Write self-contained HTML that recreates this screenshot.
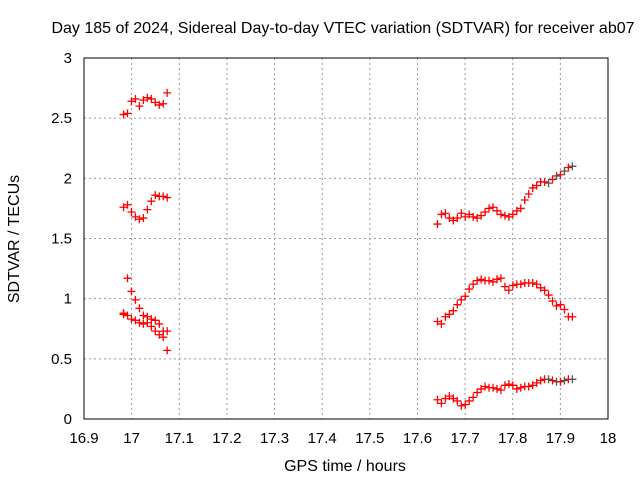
<!DOCTYPE html>
<html><head><meta charset="utf-8"><style>
body{margin:0;background:#fff;}
svg{display:block;font-family:"Liberation Sans",sans-serif;}
</style></head><body>
<svg id="c" width="640" height="480">
<text x="343" y="33" font-size="16" text-anchor="middle">Day 185 of 2024, Sidereal Day-to-day VTEC variation (SDTVAR) for receiver ab07</text>
<text x="345" y="471" font-size="16" text-anchor="middle">GPS time / hours</text>
<text x="0" y="0" font-size="16" text-anchor="middle" transform="translate(19,239) rotate(-90)">SDTVAR / TECUs</text>
<g id="grid"></g><g id="marks"></g>
<rect x="84" y="58" width="524" height="361" fill="none" stroke="#000"/>
</svg>
<script>
const xTicks=[16.9,17,17.1,17.2,17.3,17.4,17.5,17.6,17.7,17.8,17.9,18];
const xTickLabels=["16.9","17","17.1","17.2","17.3","17.4","17.5","17.6","17.7","17.8","17.9","18"];
const yTicks=[0,0.5,1,1.5,2,2.5,3];
const yTickLabels=["0","0.5","1","1.5","2","2.5","3"];
const g1Start=16.983, g2Start=17.642, step=0.00833;
const g1A=[2.53,2.54,2.64,2.66,2.60,2.65,2.67,2.66,2.63,2.61,2.62,2.71];
const g1B=[1.76,1.78,1.72,1.68,1.66,1.67,1.74,1.81,1.86,1.85,1.85,1.84];
const g1C=[0.88,0.86,0.83,0.82,0.80,0.79,0.85,0.83,0.82,0.79,0.73,0.73];
const g1D=[0.87,1.17,1.06,0.99,0.92,0.86,0.80,0.77,0.73,0.70,0.68,0.57];
const g2A=[1.62,1.70,1.71,1.67,1.65,1.67,1.71,1.68,1.70,1.68,1.67,1.69,1.72,1.75,1.76,1.73,1.70,1.69,1.68,1.70,1.73,1.75,1.82,1.87,1.92,1.94,1.97,1.97,1.96,1.99,2.02,2.03,2.06,2.09,2.10];
const g2B=[0.81,0.79,0.85,0.87,0.90,0.95,0.99,1.02,1.08,1.12,1.15,1.16,1.15,1.15,1.14,1.16,1.17,1.10,1.07,1.11,1.12,1.12,1.13,1.13,1.13,1.12,1.09,1.07,1.03,0.98,0.94,0.95,0.91,0.85,0.85];
const g2C=[0.16,0.13,0.17,0.19,0.17,0.15,0.11,0.12,0.15,0.18,0.22,0.25,0.27,0.26,0.26,0.25,0.24,0.28,0.29,0.28,0.25,0.26,0.27,0.27,0.28,0.30,0.32,0.33,0.33,0.32,0.31,0.31,0.32,0.33,0.33];
const NS="http://www.w3.org/2000/svg";
const X=v=>84+(v-16.9)/1.1*524, Y=v=>419-v/3*361;
const grid=document.getElementById('grid'), marks=document.getElementById('marks');
function mk(tag,attrs,parent){const e=document.createElementNS(NS,tag);for(const k in attrs)e.setAttribute(k,attrs[k]);parent.appendChild(e);return e;}
xTicks.forEach((t,i)=>{const x=X(t);
 if(i>0&&i<xTicks.length-1){const l=mk('line',{x1:x,x2:x,y1:58,y2:419,stroke:'#999','stroke-dasharray':'2,3'},grid);
 
 }
 const tx=mk('text',{x:x,y:443,'font-size':15,'text-anchor':'middle'},grid);tx.textContent=xTickLabels[i];
 
 });
yTicks.forEach((t,i)=>{const y=Y(t);
 if(i>0&&i<yTicks.length-1){const l=mk('line',{x1:84,x2:608,y1:y,y2:y,stroke:'#999','stroke-dasharray':'2,3'},grid);
 
 }
 const tx=mk('text',{x:72,y:y+5,'font-size':15,'text-anchor':'end'},grid);tx.textContent=yTickLabels[i];
 
 });
function series(vals,start,name){vals.forEach((v,i)=>{const x=X(start+i*step),y=Y(v);
 const col=(name.startsWith('g2')&&i>=28&&i%2==0&&name!=='g2-b')?'#555':'#f00';
 const p=mk('path',{d:`M${x-4},${y}h8M${x},${y-4}v8`,stroke:col,'stroke-width':1.3,fill:'none'},marks);
 
 });}
series(g1A,g1Start,'g1-a');series(g1B,g1Start,'g1-b');series(g1C,g1Start,'g1-c');series(g1D,g1Start,'g1-d');
series(g2A,g2Start,'g2-a');series(g2B,g2Start,'g2-b');series(g2C,g2Start,'g2-c');
</script>
</body></html>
........
▶ TASK DESCRIPTION: Every line of text is to be repeated exactly; pictures are left out.

▶ RESULT OF THE TASK:
Write self-contained HTML that recreates this screenshot.
<!DOCTYPE html>
<html><head><meta charset="utf-8"><style>
body{margin:0;background:#fff;}
svg{display:block;font-family:"Liberation Sans",sans-serif;}
</style></head><body>
<svg id="c" width="640" height="480">
<text x="343" y="33" font-size="16" text-anchor="middle">Day 185 of 2024, Sidereal Day-to-day VTEC variation (SDTVAR) for receiver ab07</text>
<text x="345" y="471" font-size="16" text-anchor="middle">GPS time / hours</text>
<text x="0" y="0" font-size="16" text-anchor="middle" transform="translate(19,239) rotate(-90)">SDTVAR / TECUs</text>
<g id="grid"></g><g id="marks"></g>
<rect x="84" y="58" width="524" height="361" fill="none" stroke="#000"/>
</svg>
<script>
const xTicks=[16.9,17,17.1,17.2,17.3,17.4,17.5,17.6,17.7,17.8,17.9,18];
const xTickLabels=["16.9","17","17.1","17.2","17.3","17.4","17.5","17.6","17.7","17.8","17.9","18"];
const yTicks=[0,0.5,1,1.5,2,2.5,3];
const yTickLabels=["0","0.5","1","1.5","2","2.5","3"];
const g1Start=16.983, g2Start=17.642, step=0.00833;
const g1A=[2.53,2.54,2.64,2.66,2.60,2.65,2.67,2.66,2.63,2.61,2.62,2.71];
const g1B=[1.76,1.78,1.72,1.68,1.66,1.67,1.74,1.81,1.86,1.85,1.85,1.84];
const g1C=[0.88,0.86,0.83,0.82,0.80,0.79,0.85,0.83,0.82,0.79,0.73,0.73];
const g1D=[0.87,1.17,1.06,0.99,0.92,0.86,0.80,0.77,0.73,0.70,0.68,0.57];
const g2A=[1.62,1.70,1.71,1.67,1.65,1.67,1.71,1.68,1.70,1.68,1.67,1.69,1.72,1.75,1.76,1.73,1.70,1.69,1.68,1.70,1.73,1.75,1.82,1.87,1.92,1.94,1.97,1.97,1.96,1.99,2.02,2.03,2.06,2.09,2.10];
const g2B=[0.81,0.79,0.85,0.87,0.90,0.95,0.99,1.02,1.08,1.12,1.15,1.16,1.15,1.15,1.14,1.16,1.17,1.10,1.07,1.11,1.12,1.12,1.13,1.13,1.13,1.12,1.09,1.07,1.03,0.98,0.94,0.95,0.91,0.85,0.85];
const g2C=[0.16,0.13,0.17,0.19,0.17,0.15,0.11,0.12,0.15,0.18,0.22,0.25,0.27,0.26,0.26,0.25,0.24,0.28,0.29,0.28,0.25,0.26,0.27,0.27,0.28,0.30,0.32,0.33,0.33,0.32,0.31,0.31,0.32,0.33,0.33];
const NS="http://www.w3.org/2000/svg";
const X=v=>84+(v-16.9)/1.1*524, Y=v=>419-v/3*361;
const grid=document.getElementById('grid'), marks=document.getElementById('marks');
function mk(tag,attrs,parent){const e=document.createElementNS(NS,tag);for(const k in attrs)e.setAttribute(k,attrs[k]);parent.appendChild(e);return e;}
xTicks.forEach((t,i)=>{const x=X(t);
 if(i>0&&i<xTicks.length-1){const l=mk('line',{x1:x,x2:x,y1:58,y2:419,stroke:'#999','stroke-dasharray':'2,3'},grid);
 
 }
 const tx=mk('text',{x:x,y:443,'font-size':15,'text-anchor':'middle'},grid);tx.textContent=xTickLabels[i];
 
 });
yTicks.forEach((t,i)=>{const y=Y(t);
 if(i>0&&i<yTicks.length-1){const l=mk('line',{x1:84,x2:608,y1:y,y2:y,stroke:'#999','stroke-dasharray':'2,3'},grid);
 
 }
 const tx=mk('text',{x:72,y:y+5,'font-size':15,'text-anchor':'end'},grid);tx.textContent=yTickLabels[i];
 
 });
function series(vals,start,name){vals.forEach((v,i)=>{const x=X(start+i*step),y=Y(v);
 const col=(name.startsWith('g2')&&i>=28&&i%2==0&&name!=='g2-b')?'#555':'#f00';
 const p=mk('path',{d:`M${x-4},${y}h8M${x},${y-4}v8`,stroke:col,'stroke-width':1.3,fill:'none'},marks);
 
 });}
series(g1A,g1Start,'g1-a');series(g1B,g1Start,'g1-b');series(g1C,g1Start,'g1-c');series(g1D,g1Start,'g1-d');
series(g2A,g2Start,'g2-a');series(g2B,g2Start,'g2-b');series(g2C,g2Start,'g2-c');
</script>
</body></html>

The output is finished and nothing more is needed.